# Fishfinder repair offshore



## Island24 (May 12, 2008)

I got the chance to go on an offshore trip yesterday that me an my fishing partners had planned for a while. A week before the trip I took the boat out for a shake down cruise and discovered the live well pump had gone out. I replaced the pump and then I replaced that pump. The first new pump had clearly had the plate taken off that accesses the impeller. Always check the pumps you buy to make sure they are "new" as they sure charge new prices. Lesson learned. Head offshore...way offshore and learn that the bottom finder is reading 17.2 feet more than 50 miles out. Re-set the sounder at the "black box" and turn it on off several times. Ultimately, I poured three 16 oz bottles of water into the transducer reservoir and it fixed the problem and it read bottom great.I just thought I would share this tip in case this happens to someone else - it could save your trip. I was sure happy to not drift fish the entire Gulf.


----------



## panhandleslim (Jan 11, 2013)

First of all, I need the numbers for that seamount that comes to within 17 feet of the surface. We can talk about that later. 

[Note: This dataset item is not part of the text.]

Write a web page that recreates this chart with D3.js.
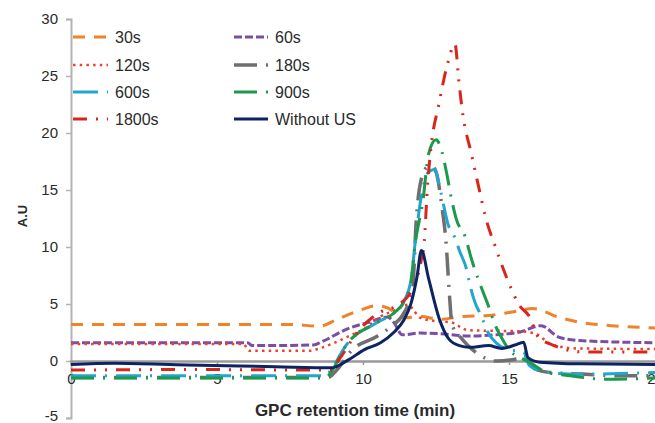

When you say 'transducer reservior' you have thrown me a bit. Do you have some sort of sump, in the bilge that your transducer sits in? I'm guessing this is not a 'thru hull'. Just curious.

I think that moonshine would be superior to water. Then again, who wants to waste good shine?


----------



## X-Shark (Oct 3, 2007)

It looks like this. [Yellow/Black box] It's a shoot thru the hull unit aka M series Airmar unit.

Get the water out of it...Fix the leak and put Non-Tox antifreeze in it.


----------